Ribbon for classical guitar
Nick Brown wrote:
Interesting point. So when the two are combined the result would be...
comb filtering?
Well, that always happens when you put two mikes together unless they are
in precisely the same place in space.
I'm not clear what you mean by "condensers and dynamics (pressure)" -
taken literally it would seem to imply that all condenser mics are
pressure operated, even the hypercardioid Schoeps under discussion here,
even the single-diaphram figure-8 condensers (Schoeps MK8, Sennheiser
MKH30). That can't be right, can it?
An omnidirectional microphone is sensitive to air pressure. A figure-8
microphone is sensitive to air velocity. Cardioids, hypercardioids, and
supercardioids are sensitive to both in varying degrees.

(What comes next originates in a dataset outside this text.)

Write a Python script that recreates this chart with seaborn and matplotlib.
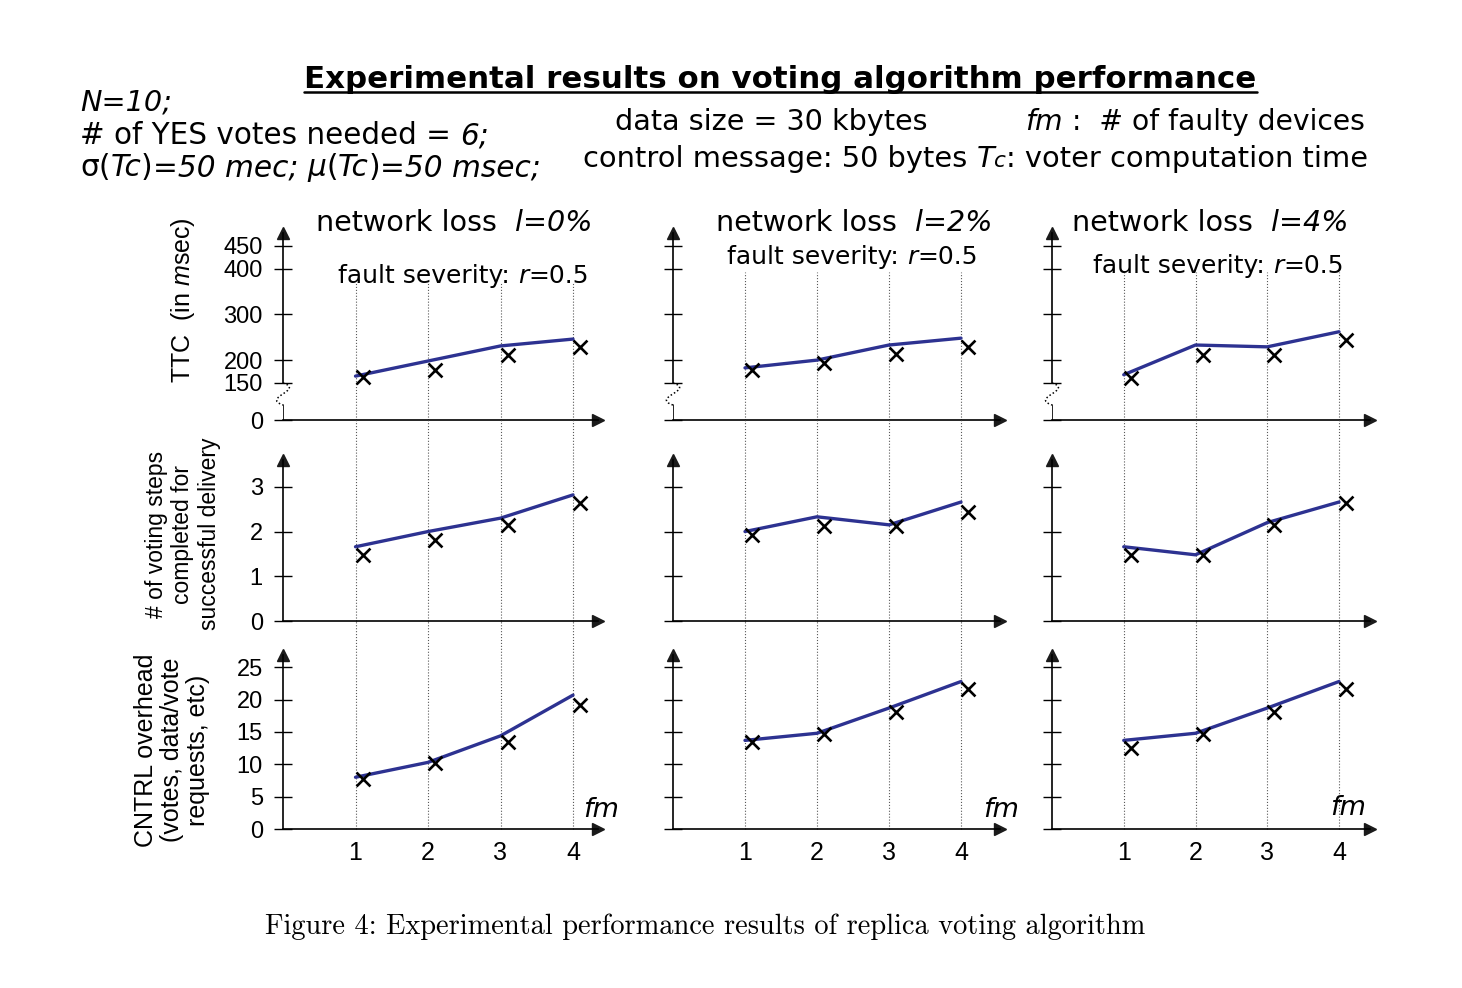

If combining air pressure and velocity information is inherently flawed,
wouldn't that flaw be manifest in every cardioid mic ever? I thought
that was how the cardioid pattern was formed.

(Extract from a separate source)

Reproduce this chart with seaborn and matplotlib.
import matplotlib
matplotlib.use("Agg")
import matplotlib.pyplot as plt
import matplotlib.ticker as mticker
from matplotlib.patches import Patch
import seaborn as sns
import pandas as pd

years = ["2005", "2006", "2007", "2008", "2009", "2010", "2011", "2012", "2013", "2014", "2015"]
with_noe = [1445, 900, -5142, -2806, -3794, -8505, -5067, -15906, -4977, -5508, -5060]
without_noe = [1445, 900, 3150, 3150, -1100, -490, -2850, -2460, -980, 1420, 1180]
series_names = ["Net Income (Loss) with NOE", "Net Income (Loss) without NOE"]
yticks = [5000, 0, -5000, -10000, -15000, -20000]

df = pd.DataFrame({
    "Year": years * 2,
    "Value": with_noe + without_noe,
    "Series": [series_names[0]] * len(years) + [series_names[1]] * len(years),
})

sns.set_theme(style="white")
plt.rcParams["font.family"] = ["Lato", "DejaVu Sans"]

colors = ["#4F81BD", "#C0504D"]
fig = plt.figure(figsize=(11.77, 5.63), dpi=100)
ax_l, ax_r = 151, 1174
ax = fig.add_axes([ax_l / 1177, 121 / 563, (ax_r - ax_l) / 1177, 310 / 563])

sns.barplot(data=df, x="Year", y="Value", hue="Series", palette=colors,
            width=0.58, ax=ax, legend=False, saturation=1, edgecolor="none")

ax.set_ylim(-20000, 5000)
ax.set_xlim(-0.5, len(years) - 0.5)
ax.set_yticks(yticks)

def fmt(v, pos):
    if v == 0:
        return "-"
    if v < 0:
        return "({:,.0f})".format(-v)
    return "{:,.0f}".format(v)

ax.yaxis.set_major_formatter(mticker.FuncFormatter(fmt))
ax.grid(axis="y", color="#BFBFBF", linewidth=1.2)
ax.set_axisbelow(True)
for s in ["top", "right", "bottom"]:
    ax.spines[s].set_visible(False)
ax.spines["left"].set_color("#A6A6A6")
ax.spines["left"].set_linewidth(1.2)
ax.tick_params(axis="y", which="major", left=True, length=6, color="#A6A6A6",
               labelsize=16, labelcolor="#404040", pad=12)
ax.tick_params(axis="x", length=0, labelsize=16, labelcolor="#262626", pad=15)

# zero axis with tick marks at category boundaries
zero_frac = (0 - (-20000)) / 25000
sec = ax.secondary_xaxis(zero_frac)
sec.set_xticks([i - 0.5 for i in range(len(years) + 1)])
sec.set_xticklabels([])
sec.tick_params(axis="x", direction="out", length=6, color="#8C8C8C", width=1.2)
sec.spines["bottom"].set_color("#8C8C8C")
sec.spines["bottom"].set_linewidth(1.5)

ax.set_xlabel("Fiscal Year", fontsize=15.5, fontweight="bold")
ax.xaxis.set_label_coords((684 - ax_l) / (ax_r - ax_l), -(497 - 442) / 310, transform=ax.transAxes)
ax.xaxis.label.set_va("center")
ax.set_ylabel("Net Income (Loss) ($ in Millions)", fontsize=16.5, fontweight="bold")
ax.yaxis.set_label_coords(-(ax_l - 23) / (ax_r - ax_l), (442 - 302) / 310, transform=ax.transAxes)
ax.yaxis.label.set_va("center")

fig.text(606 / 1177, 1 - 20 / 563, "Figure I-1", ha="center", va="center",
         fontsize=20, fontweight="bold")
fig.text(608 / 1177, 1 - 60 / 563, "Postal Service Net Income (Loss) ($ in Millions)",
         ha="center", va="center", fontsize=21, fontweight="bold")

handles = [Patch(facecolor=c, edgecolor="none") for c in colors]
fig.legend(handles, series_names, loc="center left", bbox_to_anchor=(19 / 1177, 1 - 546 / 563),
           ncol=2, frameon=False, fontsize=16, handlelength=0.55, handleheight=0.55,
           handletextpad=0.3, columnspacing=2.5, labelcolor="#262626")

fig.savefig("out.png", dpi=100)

Cardioid microphones are inherently flawed and will always have frequency
response that changes with direction. In general, the closer you get to
the edges of the spectrum (omni and figure-8), the better the off-axis
response will be.
Consequently if you compare the Schoeps cardioid and hypercardioid capsules,
you'll find the hypercardioid is actually cleaner off-axis than the regular
cardioid.
There are various tricks you can play to regularize the off-axis response
and some of them work better than others. Most microphone vendors use
a few of them.
--scott
--
"C'est un Nagra. C'est suisse, et tres, tres precis."